--- start RECORDS FOR THE TASK ---
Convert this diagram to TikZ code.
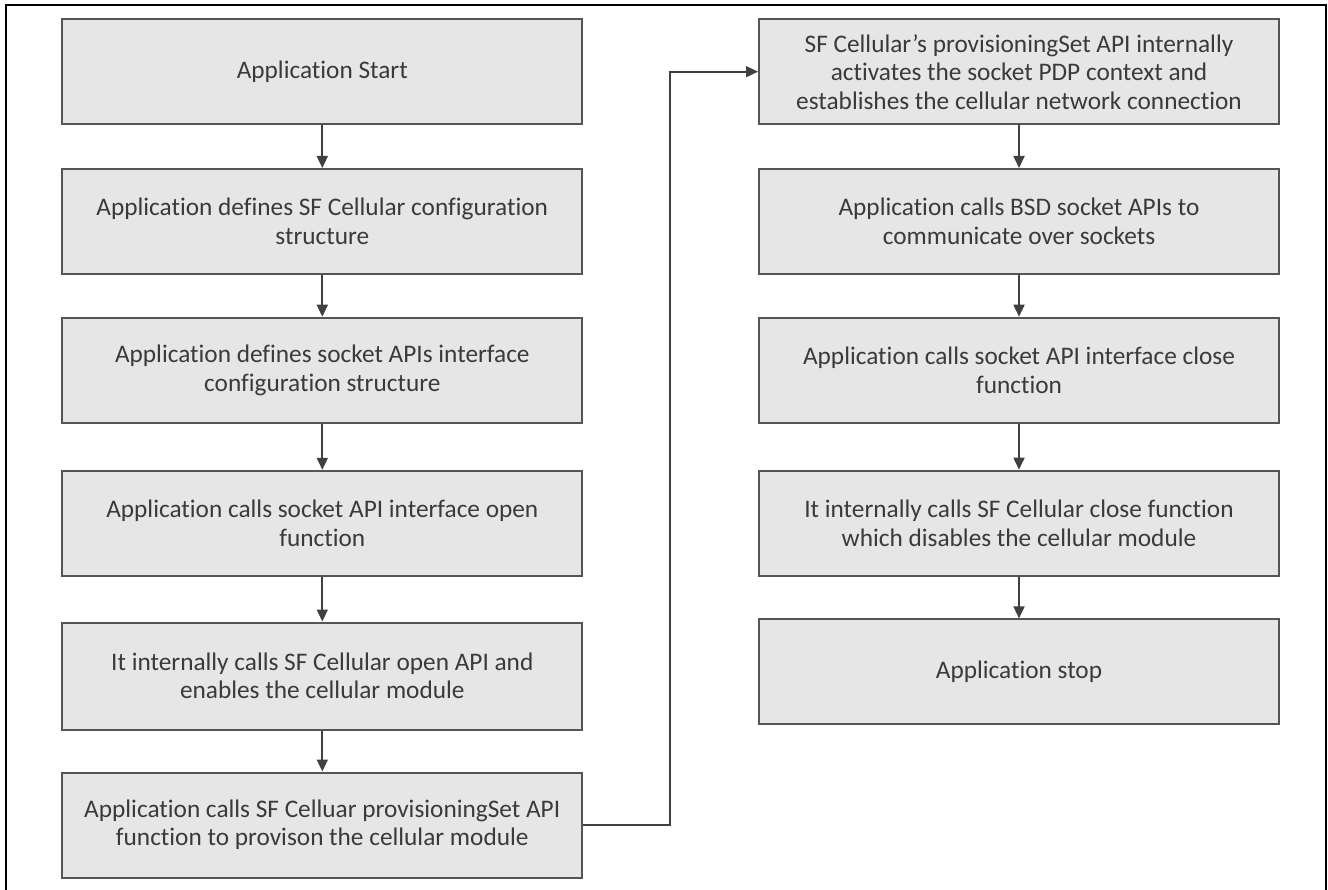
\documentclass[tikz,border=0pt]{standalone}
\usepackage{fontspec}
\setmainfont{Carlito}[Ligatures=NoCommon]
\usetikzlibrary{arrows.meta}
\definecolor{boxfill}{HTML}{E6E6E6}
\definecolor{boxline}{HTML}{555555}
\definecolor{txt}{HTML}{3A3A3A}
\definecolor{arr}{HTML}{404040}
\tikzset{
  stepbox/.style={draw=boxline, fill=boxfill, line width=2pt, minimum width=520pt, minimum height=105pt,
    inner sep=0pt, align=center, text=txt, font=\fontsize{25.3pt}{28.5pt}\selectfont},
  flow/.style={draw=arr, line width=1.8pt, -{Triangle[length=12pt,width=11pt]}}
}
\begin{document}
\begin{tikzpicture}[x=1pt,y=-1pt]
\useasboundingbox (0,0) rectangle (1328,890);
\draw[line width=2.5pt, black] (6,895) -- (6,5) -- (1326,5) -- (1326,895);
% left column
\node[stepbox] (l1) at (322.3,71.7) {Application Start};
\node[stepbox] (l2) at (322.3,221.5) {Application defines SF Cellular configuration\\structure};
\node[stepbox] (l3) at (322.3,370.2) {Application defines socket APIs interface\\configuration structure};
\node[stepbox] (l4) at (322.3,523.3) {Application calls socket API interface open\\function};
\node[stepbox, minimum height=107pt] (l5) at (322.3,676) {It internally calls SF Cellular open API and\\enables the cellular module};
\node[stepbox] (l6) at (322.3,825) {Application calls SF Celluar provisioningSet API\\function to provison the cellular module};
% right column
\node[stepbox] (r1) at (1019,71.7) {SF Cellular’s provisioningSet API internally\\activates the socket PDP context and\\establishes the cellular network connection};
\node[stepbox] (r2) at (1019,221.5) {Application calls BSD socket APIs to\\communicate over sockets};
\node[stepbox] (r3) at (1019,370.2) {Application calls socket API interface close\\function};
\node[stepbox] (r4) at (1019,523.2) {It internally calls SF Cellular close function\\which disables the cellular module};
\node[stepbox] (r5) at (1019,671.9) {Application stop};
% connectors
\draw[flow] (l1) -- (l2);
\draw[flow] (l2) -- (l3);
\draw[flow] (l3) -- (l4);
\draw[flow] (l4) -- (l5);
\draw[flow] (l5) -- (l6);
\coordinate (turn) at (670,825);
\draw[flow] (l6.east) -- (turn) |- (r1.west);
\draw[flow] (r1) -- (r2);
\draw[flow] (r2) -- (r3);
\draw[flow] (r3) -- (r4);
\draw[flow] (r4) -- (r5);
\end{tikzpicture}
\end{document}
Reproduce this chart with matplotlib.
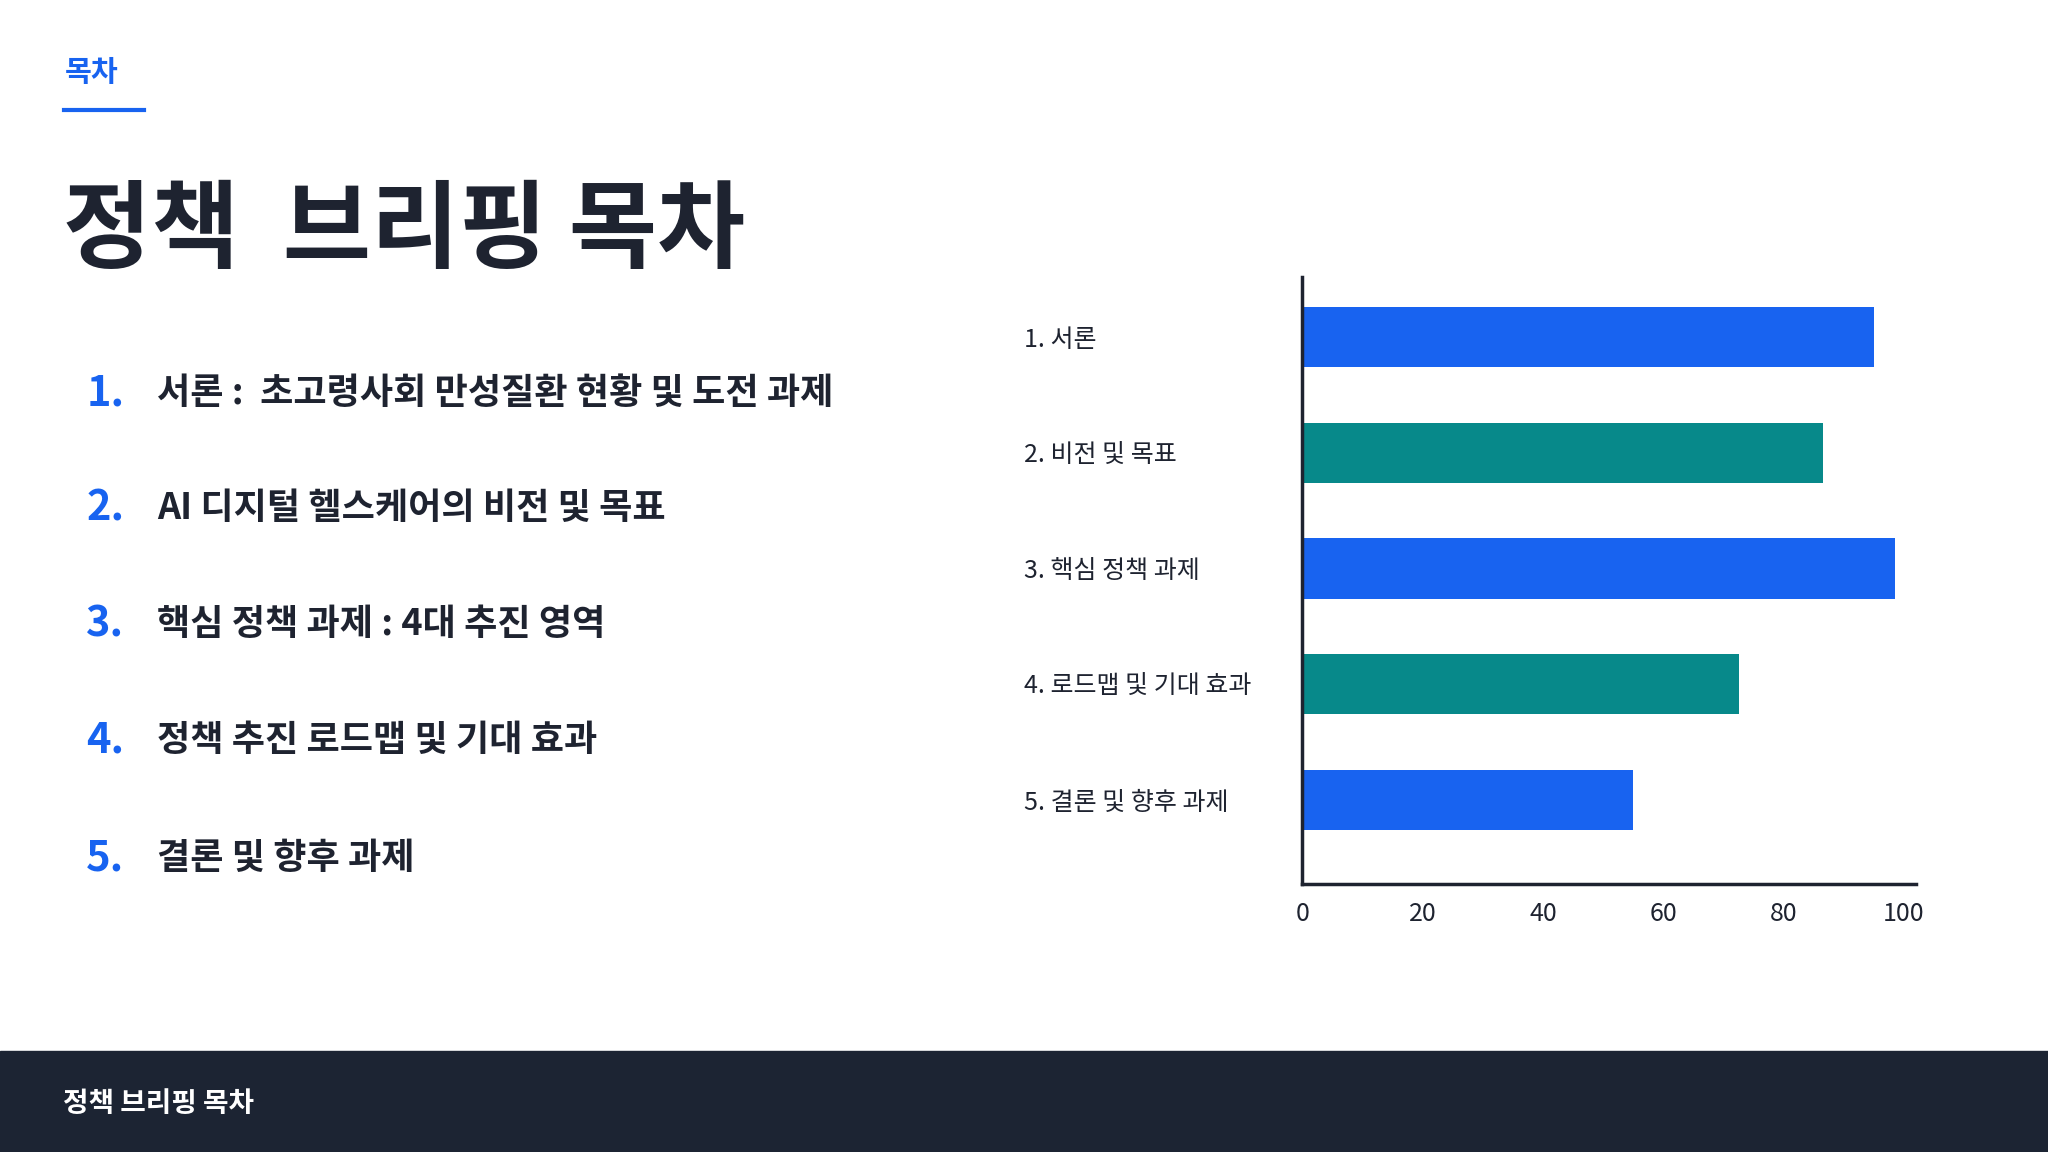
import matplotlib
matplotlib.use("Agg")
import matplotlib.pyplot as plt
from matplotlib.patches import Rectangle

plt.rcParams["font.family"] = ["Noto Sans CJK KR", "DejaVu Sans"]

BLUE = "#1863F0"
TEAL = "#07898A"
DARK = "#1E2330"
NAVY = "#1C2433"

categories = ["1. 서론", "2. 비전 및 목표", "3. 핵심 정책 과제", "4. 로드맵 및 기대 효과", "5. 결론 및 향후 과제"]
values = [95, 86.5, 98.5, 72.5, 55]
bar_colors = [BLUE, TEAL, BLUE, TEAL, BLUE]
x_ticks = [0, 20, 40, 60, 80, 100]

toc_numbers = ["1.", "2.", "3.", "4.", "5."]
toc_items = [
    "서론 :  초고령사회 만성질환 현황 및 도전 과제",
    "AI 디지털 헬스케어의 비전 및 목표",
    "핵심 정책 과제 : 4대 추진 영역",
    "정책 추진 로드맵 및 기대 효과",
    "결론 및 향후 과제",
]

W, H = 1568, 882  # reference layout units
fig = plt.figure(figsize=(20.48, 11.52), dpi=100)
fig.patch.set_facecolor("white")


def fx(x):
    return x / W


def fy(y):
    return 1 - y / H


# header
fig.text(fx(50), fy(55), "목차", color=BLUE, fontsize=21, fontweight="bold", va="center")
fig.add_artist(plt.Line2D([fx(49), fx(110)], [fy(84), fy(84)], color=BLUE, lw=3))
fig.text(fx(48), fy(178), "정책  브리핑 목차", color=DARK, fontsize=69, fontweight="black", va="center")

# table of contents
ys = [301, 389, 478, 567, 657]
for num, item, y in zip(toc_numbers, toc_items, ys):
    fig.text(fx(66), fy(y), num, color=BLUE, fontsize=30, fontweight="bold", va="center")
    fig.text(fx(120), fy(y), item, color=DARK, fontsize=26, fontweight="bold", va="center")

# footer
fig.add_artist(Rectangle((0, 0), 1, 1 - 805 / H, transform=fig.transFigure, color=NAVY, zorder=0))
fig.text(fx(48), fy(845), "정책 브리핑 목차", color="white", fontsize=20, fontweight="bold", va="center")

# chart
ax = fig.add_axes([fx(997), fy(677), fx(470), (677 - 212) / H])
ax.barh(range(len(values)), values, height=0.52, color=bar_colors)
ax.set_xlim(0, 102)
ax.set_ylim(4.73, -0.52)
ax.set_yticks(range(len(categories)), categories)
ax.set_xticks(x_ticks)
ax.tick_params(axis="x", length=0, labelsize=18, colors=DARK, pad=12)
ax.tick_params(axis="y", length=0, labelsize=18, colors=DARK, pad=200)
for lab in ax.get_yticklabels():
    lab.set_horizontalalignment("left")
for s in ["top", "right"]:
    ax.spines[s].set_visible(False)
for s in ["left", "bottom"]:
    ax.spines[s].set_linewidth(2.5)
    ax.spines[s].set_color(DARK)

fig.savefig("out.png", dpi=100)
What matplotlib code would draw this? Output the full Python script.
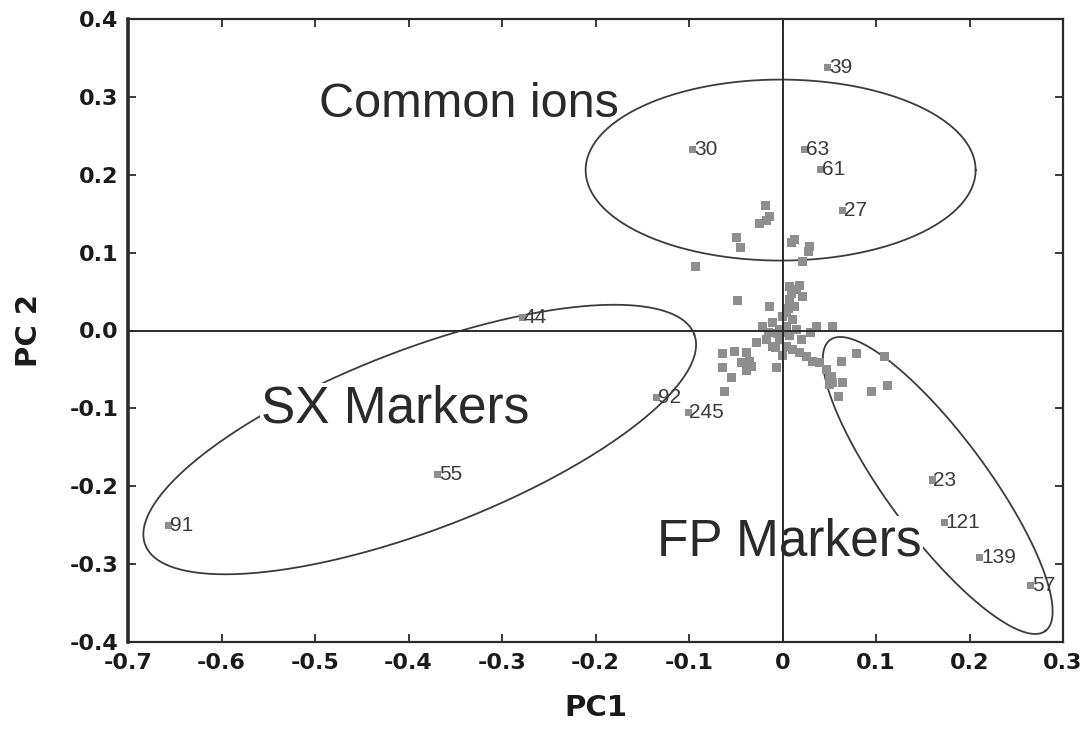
--- end RECORDS FOR THE TASK ---
AIM.
Would you set down the listing exactly, omitting pictures?

OUTPUT BELOW.
Convert this diagram to TikZ code.
\documentclass[tikz,border=0pt]{standalone}
\usepackage{fontspec}
\setmainfont{Carlito}[Ligatures=NoCommon]
\usetikzlibrary{arrows.meta}
\definecolor{boxfill}{HTML}{E6E6E6}
\definecolor{boxline}{HTML}{555555}
\definecolor{txt}{HTML}{3A3A3A}
\definecolor{arr}{HTML}{404040}
\tikzset{
  stepbox/.style={draw=boxline, fill=boxfill, line width=2pt, minimum width=520pt, minimum height=105pt,
    inner sep=0pt, align=center, text=txt, font=\fontsize{25.3pt}{28.5pt}\selectfont},
  flow/.style={draw=arr, line width=1.8pt, -{Triangle[length=12pt,width=11pt]}}
}
\begin{document}
\begin{tikzpicture}[x=1pt,y=-1pt]
\useasboundingbox (0,0) rectangle (1328,890);
\draw[line width=2.5pt, black] (6,895) -- (6,5) -- (1326,5) -- (1326,895);
% left column
\node[stepbox] (l1) at (322.3,71.7) {Application Start};
\node[stepbox] (l2) at (322.3,221.5) {Application defines SF Cellular configuration\\structure};
\node[stepbox] (l3) at (322.3,370.2) {Application defines socket APIs interface\\configuration structure};
\node[stepbox] (l4) at (322.3,523.3) {Application calls socket API interface open\\function};
\node[stepbox, minimum height=107pt] (l5) at (322.3,676) {It internally calls SF Cellular open API and\\enables the cellular module};
\node[stepbox] (l6) at (322.3,825) {Application calls SF Celluar provisioningSet API\\function to provison the cellular module};
% right column
\node[stepbox] (r1) at (1019,71.7) {SF Cellular’s provisioningSet API internally\\activates the socket PDP context and\\establishes the cellular network connection};
\node[stepbox] (r2) at (1019,221.5) {Application calls BSD socket APIs to\\communicate over sockets};
\node[stepbox] (r3) at (1019,370.2) {Application calls socket API interface close\\function};
\node[stepbox] (r4) at (1019,523.2) {It internally calls SF Cellular close function\\which disables the cellular module};
\node[stepbox] (r5) at (1019,671.9) {Application stop};
% connectors
\draw[flow] (l1) -- (l2);
\draw[flow] (l2) -- (l3);
\draw[flow] (l3) -- (l4);
\draw[flow] (l4) -- (l5);
\draw[flow] (l5) -- (l6);
\coordinate (turn) at (670,825);
\draw[flow] (l6.east) -- (turn) |- (r1.west);
\draw[flow] (r1) -- (r2);
\draw[flow] (r2) -- (r3);
\draw[flow] (r3) -- (r4);
\draw[flow] (r4) -- (r5);
\end{tikzpicture}
\end{document}
Reproduce this chart with matplotlib.
import matplotlib
matplotlib.use("Agg")
import matplotlib.pyplot as plt
from matplotlib.patches import Rectangle

plt.rcParams["font.family"] = ["Noto Sans CJK KR", "DejaVu Sans"]

BLUE = "#1863F0"
TEAL = "#07898A"
DARK = "#1E2330"
NAVY = "#1C2433"

categories = ["1. 서론", "2. 비전 및 목표", "3. 핵심 정책 과제", "4. 로드맵 및 기대 효과", "5. 결론 및 향후 과제"]
values = [95, 86.5, 98.5, 72.5, 55]
bar_colors = [BLUE, TEAL, BLUE, TEAL, BLUE]
x_ticks = [0, 20, 40, 60, 80, 100]

toc_numbers = ["1.", "2.", "3.", "4.", "5."]
toc_items = [
    "서론 :  초고령사회 만성질환 현황 및 도전 과제",
    "AI 디지털 헬스케어의 비전 및 목표",
    "핵심 정책 과제 : 4대 추진 영역",
    "정책 추진 로드맵 및 기대 효과",
    "결론 및 향후 과제",
]

W, H = 1568, 882  # reference layout units
fig = plt.figure(figsize=(20.48, 11.52), dpi=100)
fig.patch.set_facecolor("white")


def fx(x):
    return x / W


def fy(y):
    return 1 - y / H


# header
fig.text(fx(50), fy(55), "목차", color=BLUE, fontsize=21, fontweight="bold", va="center")
fig.add_artist(plt.Line2D([fx(49), fx(110)], [fy(84), fy(84)], color=BLUE, lw=3))
fig.text(fx(48), fy(178), "정책  브리핑 목차", color=DARK, fontsize=69, fontweight="black", va="center")

# table of contents
ys = [301, 389, 478, 567, 657]
for num, item, y in zip(toc_numbers, toc_items, ys):
    fig.text(fx(66), fy(y), num, color=BLUE, fontsize=30, fontweight="bold", va="center")
    fig.text(fx(120), fy(y), item, color=DARK, fontsize=26, fontweight="bold", va="center")

# footer
fig.add_artist(Rectangle((0, 0), 1, 1 - 805 / H, transform=fig.transFigure, color=NAVY, zorder=0))
fig.text(fx(48), fy(845), "정책 브리핑 목차", color="white", fontsize=20, fontweight="bold", va="center")

# chart
ax = fig.add_axes([fx(997), fy(677), fx(470), (677 - 212) / H])
ax.barh(range(len(values)), values, height=0.52, color=bar_colors)
ax.set_xlim(0, 102)
ax.set_ylim(4.73, -0.52)
ax.set_yticks(range(len(categories)), categories)
ax.set_xticks(x_ticks)
ax.tick_params(axis="x", length=0, labelsize=18, colors=DARK, pad=12)
ax.tick_params(axis="y", length=0, labelsize=18, colors=DARK, pad=200)
for lab in ax.get_yticklabels():
    lab.set_horizontalalignment("left")
for s in ["top", "right"]:
    ax.spines[s].set_visible(False)
for s in ["left", "bottom"]:
    ax.spines[s].set_linewidth(2.5)
    ax.spines[s].set_color(DARK)

fig.savefig("out.png", dpi=100)
What matplotlib code would draw this? Output the full Python script.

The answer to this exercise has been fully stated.